IT people spend a lot of time and effort to avoid outages. To do so we buy on redundant everything, run backups and test Disaster Recovery (DR) plans, and follow the change control precesses.
I was once in a meeting with an IT infrastructure manager when they explained why they wanted to avoid a repeat of a recent outage. He had been called into a meeting with the company CEO and CFO and was asked straight out, does this outage mean we have a Sarbanes-Oxley compliance problem? For a large company with a significant US presence, this was a very serious issue.
What was the outage that that attracted the attention of these senior executives?
To put in one way, a file server had crashed.
To put it another, neither the office of the CEO or CFO could access any of their files, including the company’s annual report, and the CEO’s update to the market speech. This was on the morning of the market announcement.
The incident review had revealed that …
- Backup were kept for only a few months
- Capacity management processes were poor, or not followed
- The DR plan hadn’t been tested for 18 months
- The DR system couldn’t cope with the production workload
Right now many of you are thinking what a bad job the company’s IT staff had been doing, but the strange thing was that this was a company that took disaster recovery seriously and conducted annual DR tests.
So what happened?
In my opinion this is a case of misalignment between IT and their users.
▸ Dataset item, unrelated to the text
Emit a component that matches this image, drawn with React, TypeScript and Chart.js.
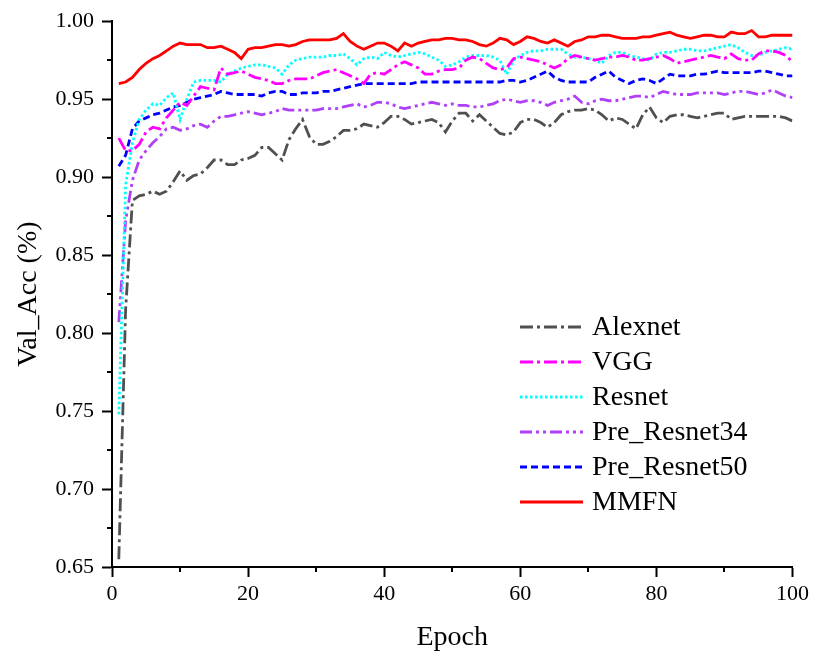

File shares and home directories were simply not considered critical. After all, in a large company if one person can’t work, there is someone who can cover it. But what if an entire team can’t work? What if your business lost an entire function, like payroll or sales? The department budget is almost always calculated in a spreadsheet before being entered into the company ERP. Those legal documents are written in a word processor before before being uploaded to the company website. And that presentation for your companies biggest customer?
It’s easy to say in hindsight that the IT department should have known better, but ultimately there was a gap between the user’s expectations and what IT was trying to deliver.
A case of IT doing a good job delivering the wrong thing.